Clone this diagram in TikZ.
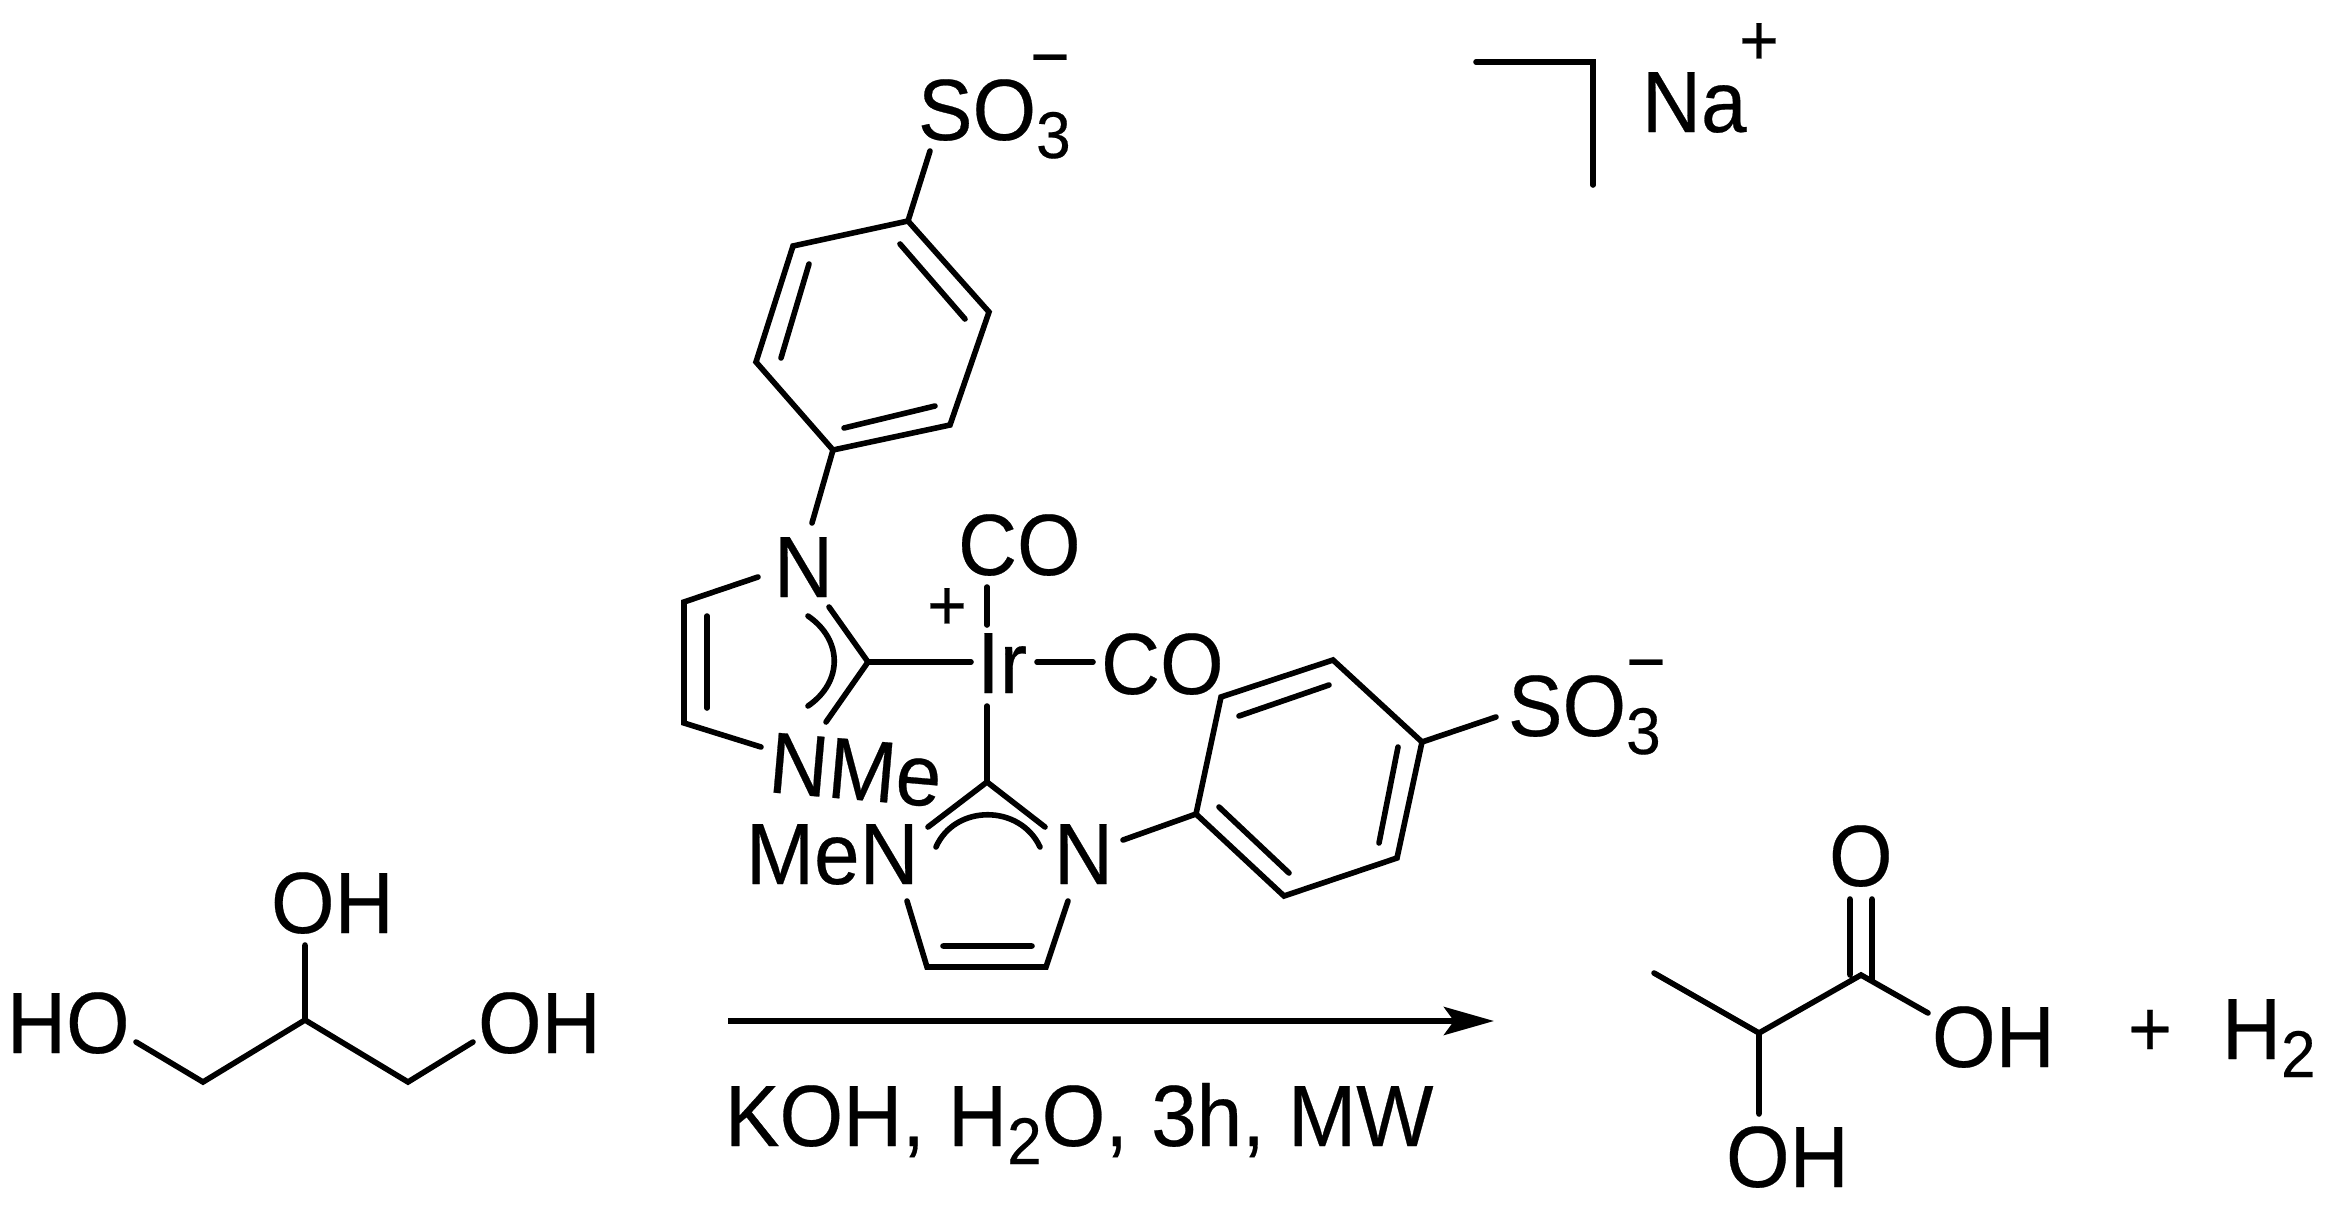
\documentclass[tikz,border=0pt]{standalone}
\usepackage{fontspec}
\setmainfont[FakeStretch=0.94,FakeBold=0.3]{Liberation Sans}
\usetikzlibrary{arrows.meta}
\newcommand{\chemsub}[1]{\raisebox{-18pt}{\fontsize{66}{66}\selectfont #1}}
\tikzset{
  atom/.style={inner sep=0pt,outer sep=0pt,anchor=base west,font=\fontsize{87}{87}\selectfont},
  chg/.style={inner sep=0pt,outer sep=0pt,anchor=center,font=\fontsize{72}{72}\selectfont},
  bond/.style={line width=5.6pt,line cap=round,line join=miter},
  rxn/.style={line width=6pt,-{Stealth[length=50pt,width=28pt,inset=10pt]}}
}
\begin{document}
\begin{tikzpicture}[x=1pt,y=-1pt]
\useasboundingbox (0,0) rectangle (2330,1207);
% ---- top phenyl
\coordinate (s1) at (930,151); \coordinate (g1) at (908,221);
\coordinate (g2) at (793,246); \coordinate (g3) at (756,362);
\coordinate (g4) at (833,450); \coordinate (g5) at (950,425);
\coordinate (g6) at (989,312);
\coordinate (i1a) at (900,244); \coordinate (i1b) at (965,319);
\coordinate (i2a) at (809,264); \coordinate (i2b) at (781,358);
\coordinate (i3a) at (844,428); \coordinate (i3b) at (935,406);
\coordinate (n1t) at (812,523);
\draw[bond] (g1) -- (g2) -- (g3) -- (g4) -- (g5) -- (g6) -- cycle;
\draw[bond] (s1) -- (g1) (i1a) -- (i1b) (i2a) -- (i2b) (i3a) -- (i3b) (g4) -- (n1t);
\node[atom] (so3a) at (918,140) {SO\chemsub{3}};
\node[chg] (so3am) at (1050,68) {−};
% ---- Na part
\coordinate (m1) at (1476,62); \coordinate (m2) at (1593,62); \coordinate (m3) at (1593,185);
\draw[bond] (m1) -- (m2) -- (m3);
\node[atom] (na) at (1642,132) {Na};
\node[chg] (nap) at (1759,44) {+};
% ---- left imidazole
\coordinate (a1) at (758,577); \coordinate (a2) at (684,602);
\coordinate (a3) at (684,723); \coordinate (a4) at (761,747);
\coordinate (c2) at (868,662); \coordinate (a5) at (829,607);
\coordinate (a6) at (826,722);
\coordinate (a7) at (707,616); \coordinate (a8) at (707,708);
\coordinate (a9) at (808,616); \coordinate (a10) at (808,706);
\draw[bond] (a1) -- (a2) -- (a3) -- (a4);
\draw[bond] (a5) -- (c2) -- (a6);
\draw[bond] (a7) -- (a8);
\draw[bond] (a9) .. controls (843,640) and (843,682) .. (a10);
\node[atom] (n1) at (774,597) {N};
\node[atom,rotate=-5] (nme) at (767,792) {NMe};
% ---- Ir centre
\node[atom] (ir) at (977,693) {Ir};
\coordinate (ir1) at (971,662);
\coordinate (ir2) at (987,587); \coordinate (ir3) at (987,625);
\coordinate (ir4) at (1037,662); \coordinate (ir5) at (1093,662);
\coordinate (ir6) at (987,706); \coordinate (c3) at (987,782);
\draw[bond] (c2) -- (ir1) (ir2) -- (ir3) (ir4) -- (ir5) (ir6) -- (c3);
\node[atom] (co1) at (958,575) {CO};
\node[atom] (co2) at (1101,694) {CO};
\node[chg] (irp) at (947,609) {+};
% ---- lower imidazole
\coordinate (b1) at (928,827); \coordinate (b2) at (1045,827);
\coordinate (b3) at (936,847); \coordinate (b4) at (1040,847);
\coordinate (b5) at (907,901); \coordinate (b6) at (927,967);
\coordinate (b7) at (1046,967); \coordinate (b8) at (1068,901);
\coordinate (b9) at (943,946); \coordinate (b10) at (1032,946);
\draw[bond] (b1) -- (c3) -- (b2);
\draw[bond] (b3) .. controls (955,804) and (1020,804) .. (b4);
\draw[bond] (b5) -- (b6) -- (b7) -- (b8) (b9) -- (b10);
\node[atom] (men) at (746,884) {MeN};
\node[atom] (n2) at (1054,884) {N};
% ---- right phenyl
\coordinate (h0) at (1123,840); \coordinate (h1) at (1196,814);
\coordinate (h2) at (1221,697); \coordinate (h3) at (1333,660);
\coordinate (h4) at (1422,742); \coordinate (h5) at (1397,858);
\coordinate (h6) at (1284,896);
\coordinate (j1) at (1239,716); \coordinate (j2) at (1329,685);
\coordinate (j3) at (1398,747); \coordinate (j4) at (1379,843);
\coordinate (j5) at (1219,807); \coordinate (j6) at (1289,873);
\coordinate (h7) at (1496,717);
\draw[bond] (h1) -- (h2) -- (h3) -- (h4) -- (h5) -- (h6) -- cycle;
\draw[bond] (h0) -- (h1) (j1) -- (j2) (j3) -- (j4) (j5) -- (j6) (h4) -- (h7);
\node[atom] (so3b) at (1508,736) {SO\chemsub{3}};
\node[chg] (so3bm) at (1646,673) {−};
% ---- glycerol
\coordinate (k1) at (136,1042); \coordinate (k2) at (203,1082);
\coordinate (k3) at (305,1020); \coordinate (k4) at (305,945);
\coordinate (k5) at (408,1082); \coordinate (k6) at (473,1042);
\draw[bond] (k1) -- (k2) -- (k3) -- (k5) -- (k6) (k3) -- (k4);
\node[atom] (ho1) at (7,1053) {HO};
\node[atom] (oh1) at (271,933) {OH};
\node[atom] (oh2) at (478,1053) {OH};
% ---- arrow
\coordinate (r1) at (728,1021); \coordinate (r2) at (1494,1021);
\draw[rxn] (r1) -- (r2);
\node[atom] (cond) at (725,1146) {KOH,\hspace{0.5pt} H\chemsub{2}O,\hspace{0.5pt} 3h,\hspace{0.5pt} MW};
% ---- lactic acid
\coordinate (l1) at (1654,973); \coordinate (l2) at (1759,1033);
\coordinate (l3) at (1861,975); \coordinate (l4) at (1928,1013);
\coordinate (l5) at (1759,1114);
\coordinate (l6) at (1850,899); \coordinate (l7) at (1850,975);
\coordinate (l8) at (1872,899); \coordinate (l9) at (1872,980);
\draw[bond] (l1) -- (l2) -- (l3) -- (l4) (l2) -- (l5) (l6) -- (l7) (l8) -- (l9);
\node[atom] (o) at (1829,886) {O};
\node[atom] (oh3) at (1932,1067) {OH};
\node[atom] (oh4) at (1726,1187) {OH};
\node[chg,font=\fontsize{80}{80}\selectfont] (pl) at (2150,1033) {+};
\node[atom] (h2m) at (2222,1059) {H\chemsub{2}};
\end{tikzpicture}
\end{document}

→ **WHAT YOU HAVE TO DO**
Leaving the pictures aside, transcribe the entire listing exactly.

→ **TASK ANSWER**
Clone this diagram in TikZ.
\documentclass[tikz,border=0pt]{standalone}
\usepackage{fontspec}
\setmainfont[FakeStretch=0.94,FakeBold=0.3]{Liberation Sans}
\usetikzlibrary{arrows.meta}
\newcommand{\chemsub}[1]{\raisebox{-18pt}{\fontsize{66}{66}\selectfont #1}}
\tikzset{
  atom/.style={inner sep=0pt,outer sep=0pt,anchor=base west,font=\fontsize{87}{87}\selectfont},
  chg/.style={inner sep=0pt,outer sep=0pt,anchor=center,font=\fontsize{72}{72}\selectfont},
  bond/.style={line width=5.6pt,line cap=round,line join=miter},
  rxn/.style={line width=6pt,-{Stealth[length=50pt,width=28pt,inset=10pt]}}
}
\begin{document}
\begin{tikzpicture}[x=1pt,y=-1pt]
\useasboundingbox (0,0) rectangle (2330,1207);
% ---- top phenyl
\coordinate (s1) at (930,151); \coordinate (g1) at (908,221);
\coordinate (g2) at (793,246); \coordinate (g3) at (756,362);
\coordinate (g4) at (833,450); \coordinate (g5) at (950,425);
\coordinate (g6) at (989,312);
\coordinate (i1a) at (900,244); \coordinate (i1b) at (965,319);
\coordinate (i2a) at (809,264); \coordinate (i2b) at (781,358);
\coordinate (i3a) at (844,428); \coordinate (i3b) at (935,406);
\coordinate (n1t) at (812,523);
\draw[bond] (g1) -- (g2) -- (g3) -- (g4) -- (g5) -- (g6) -- cycle;
\draw[bond] (s1) -- (g1) (i1a) -- (i1b) (i2a) -- (i2b) (i3a) -- (i3b) (g4) -- (n1t);
\node[atom] (so3a) at (918,140) {SO\chemsub{3}};
\node[chg] (so3am) at (1050,68) {−};
% ---- Na part
\coordinate (m1) at (1476,62); \coordinate (m2) at (1593,62); \coordinate (m3) at (1593,185);
\draw[bond] (m1) -- (m2) -- (m3);
\node[atom] (na) at (1642,132) {Na};
\node[chg] (nap) at (1759,44) {+};
% ---- left imidazole
\coordinate (a1) at (758,577); \coordinate (a2) at (684,602);
\coordinate (a3) at (684,723); \coordinate (a4) at (761,747);
\coordinate (c2) at (868,662); \coordinate (a5) at (829,607);
\coordinate (a6) at (826,722);
\coordinate (a7) at (707,616); \coordinate (a8) at (707,708);
\coordinate (a9) at (808,616); \coordinate (a10) at (808,706);
\draw[bond] (a1) -- (a2) -- (a3) -- (a4);
\draw[bond] (a5) -- (c2) -- (a6);
\draw[bond] (a7) -- (a8);
\draw[bond] (a9) .. controls (843,640) and (843,682) .. (a10);
\node[atom] (n1) at (774,597) {N};
\node[atom,rotate=-5] (nme) at (767,792) {NMe};
% ---- Ir centre
\node[atom] (ir) at (977,693) {Ir};
\coordinate (ir1) at (971,662);
\coordinate (ir2) at (987,587); \coordinate (ir3) at (987,625);
\coordinate (ir4) at (1037,662); \coordinate (ir5) at (1093,662);
\coordinate (ir6) at (987,706); \coordinate (c3) at (987,782);
\draw[bond] (c2) -- (ir1) (ir2) -- (ir3) (ir4) -- (ir5) (ir6) -- (c3);
\node[atom] (co1) at (958,575) {CO};
\node[atom] (co2) at (1101,694) {CO};
\node[chg] (irp) at (947,609) {+};
% ---- lower imidazole
\coordinate (b1) at (928,827); \coordinate (b2) at (1045,827);
\coordinate (b3) at (936,847); \coordinate (b4) at (1040,847);
\coordinate (b5) at (907,901); \coordinate (b6) at (927,967);
\coordinate (b7) at (1046,967); \coordinate (b8) at (1068,901);
\coordinate (b9) at (943,946); \coordinate (b10) at (1032,946);
\draw[bond] (b1) -- (c3) -- (b2);
\draw[bond] (b3) .. controls (955,804) and (1020,804) .. (b4);
\draw[bond] (b5) -- (b6) -- (b7) -- (b8) (b9) -- (b10);
\node[atom] (men) at (746,884) {MeN};
\node[atom] (n2) at (1054,884) {N};
% ---- right phenyl
\coordinate (h0) at (1123,840); \coordinate (h1) at (1196,814);
\coordinate (h2) at (1221,697); \coordinate (h3) at (1333,660);
\coordinate (h4) at (1422,742); \coordinate (h5) at (1397,858);
\coordinate (h6) at (1284,896);
\coordinate (j1) at (1239,716); \coordinate (j2) at (1329,685);
\coordinate (j3) at (1398,747); \coordinate (j4) at (1379,843);
\coordinate (j5) at (1219,807); \coordinate (j6) at (1289,873);
\coordinate (h7) at (1496,717);
\draw[bond] (h1) -- (h2) -- (h3) -- (h4) -- (h5) -- (h6) -- cycle;
\draw[bond] (h0) -- (h1) (j1) -- (j2) (j3) -- (j4) (j5) -- (j6) (h4) -- (h7);
\node[atom] (so3b) at (1508,736) {SO\chemsub{3}};
\node[chg] (so3bm) at (1646,673) {−};
% ---- glycerol
\coordinate (k1) at (136,1042); \coordinate (k2) at (203,1082);
\coordinate (k3) at (305,1020); \coordinate (k4) at (305,945);
\coordinate (k5) at (408,1082); \coordinate (k6) at (473,1042);
\draw[bond] (k1) -- (k2) -- (k3) -- (k5) -- (k6) (k3) -- (k4);
\node[atom] (ho1) at (7,1053) {HO};
\node[atom] (oh1) at (271,933) {OH};
\node[atom] (oh2) at (478,1053) {OH};
% ---- arrow
\coordinate (r1) at (728,1021); \coordinate (r2) at (1494,1021);
\draw[rxn] (r1) -- (r2);
\node[atom] (cond) at (725,1146) {KOH,\hspace{0.5pt} H\chemsub{2}O,\hspace{0.5pt} 3h,\hspace{0.5pt} MW};
% ---- lactic acid
\coordinate (l1) at (1654,973); \coordinate (l2) at (1759,1033);
\coordinate (l3) at (1861,975); \coordinate (l4) at (1928,1013);
\coordinate (l5) at (1759,1114);
\coordinate (l6) at (1850,899); \coordinate (l7) at (1850,975);
\coordinate (l8) at (1872,899); \coordinate (l9) at (1872,980);
\draw[bond] (l1) -- (l2) -- (l3) -- (l4) (l2) -- (l5) (l6) -- (l7) (l8) -- (l9);
\node[atom] (o) at (1829,886) {O};
\node[atom] (oh3) at (1932,1067) {OH};
\node[atom] (oh4) at (1726,1187) {OH};
\node[chg,font=\fontsize{80}{80}\selectfont] (pl) at (2150,1033) {+};
\node[atom] (h2m) at (2222,1059) {H\chemsub{2}};
\end{tikzpicture}
\end{document}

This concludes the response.